3. Natural law is knowable in part, but not in full
a) from creation, man had implanted in him an adequate, though not perfect, understanding of the natural law. His being was oriented toward its proper destiny, but had not yet matured into full understanding of it. This knowledge was limited thus both by immaturity and by the finitude of the human understanding, which could not perfectly grasp the entirety of the natural law in its first principles and its necessary deductions.
b) at the Fall, man lost full fellowship with God, and with it, his conformity to the mind of God that enabled true understanding of himself and his purpose in the world. Creation itself was cursed with decay as a result of this dislocation between humanity and God, and thus both humanity and the rest of creation ceased to be oriented toward their true end, but, detached from it, became distorted and no longer conformed perfectly to natural law. Nevertheless, inasmuch as nature continued, though in a wounded state, natural law continued to govern it. Man’s knowledge of it was impaired now by his lack of fellowship with God, fellowship which gave insight into God’s creation, and by the perverted state of nature itself, which made it more difficult to read nature’s purpose therein. Thus, man often errs in his grasp of the natural law, not to mention his will to live in accord with it even when it was grasped.
c) The moral law which God revealed to his people in the Old Testament was a more lucid restatement of the natural law, specified as was appropriate for the understanding of God’s people at that point in history, yet pointing beyond itself to a fuller revelation yet to come of creation’s end and how to live in accord with it.
4. Christ is the fulfilment of the law
a) When Christ came, he came as the objective revelation not only of who God was, but of what man was, and what man was intended to be. Through his life and death, through his teaching while on earth, and through the teaching of the Holy Spirit in his followers, He revealed the true end of creation, and how to live in accord with that end. That is to say, in his revelation of how men were to live with God, with one another, and with the world (which we could call the “evangelical law”) he revealed the true purpose and structure of the natural law as it applied to humanity in its full maturity.

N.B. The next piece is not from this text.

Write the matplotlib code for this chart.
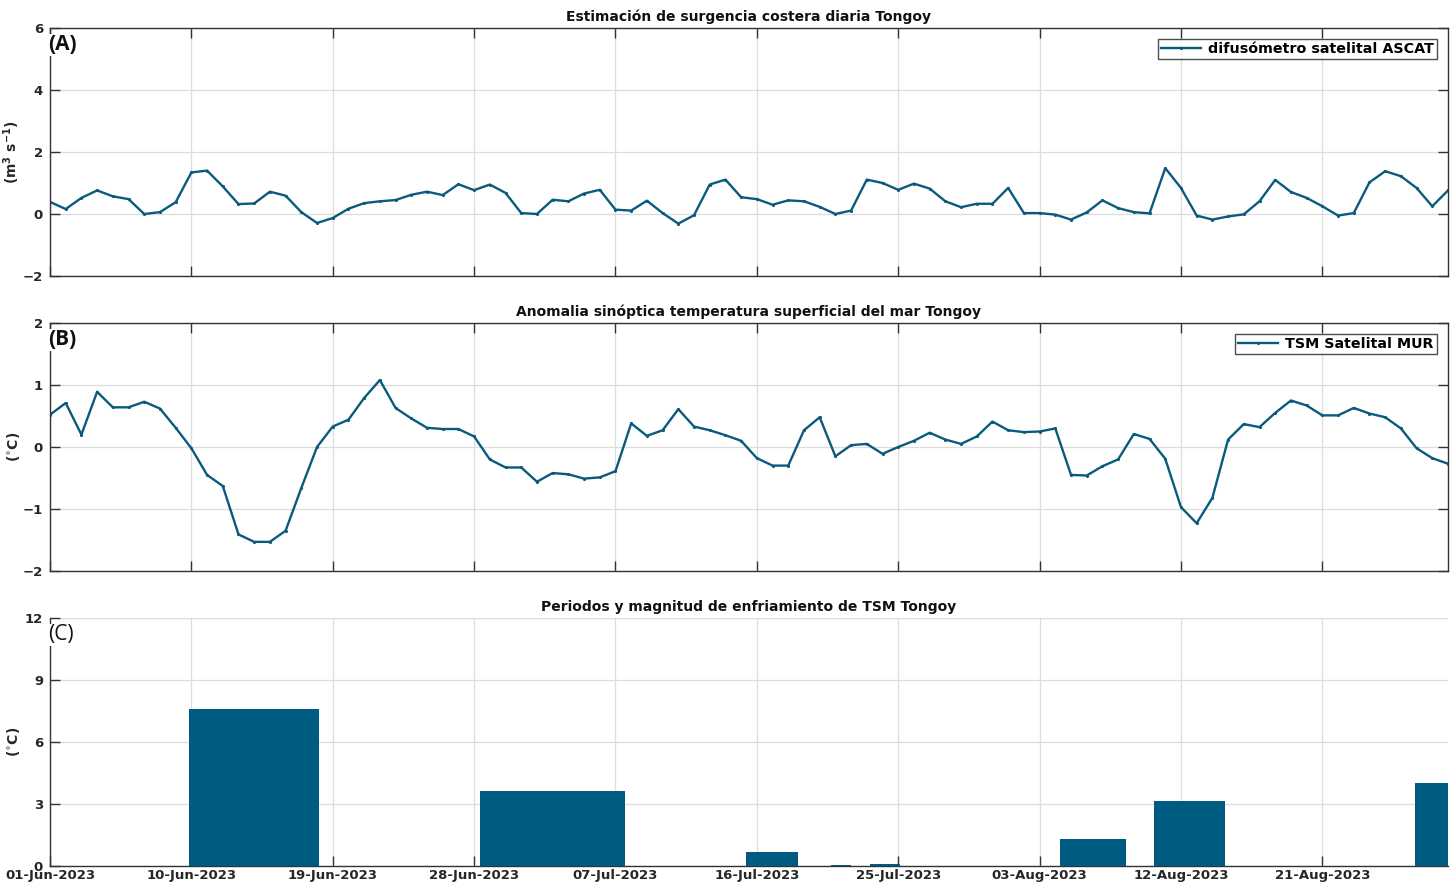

b) This revelation superseded both the revelation given in creation and discernible in nature, and the revelation given in the Old Testament, not only because it was more direct, but also because it was a revelation of the nature of creation in its full maturity–it was a revelation of the endpoint of history in the middle. By superseding, it did not overturn or contradict what came before, but rather fully corresponded to that ideal of which the earlier revelations were necessarily incomplete approximations.
c) Although the revelation in Christ is thus the objective revelation of the true natural law, it is still limited in its subjective apprehension. This is true quite obviously because of the limits of our knowledge–we cannot understand Christ’s revelation either in its full clarity, since we see only through a glass darkly, or in its full extent, because of our finitude. The long practice of the Church in study and godly living, guided by the Spirit, can help us to grasp the revelation of God in Christ, as well as that in creation, better, but never completely. More importantly, we are limited in our ability to comprehend, receive, and live out the evangelical law, because we have only tasted of the fruits of the new creation, and still live partly in the old; we are thus still immature where Christ is the fully mature man, and can only receive and live out his revelation to the extent possible in our immature state and the immature state of the world itself. Again, the sanctification of God’s people through history will lead to a fuller, but never perfect, understanding and practice of the imitation of Christ, until at the consummation, we are perfected in him and attain to the full stature of creation.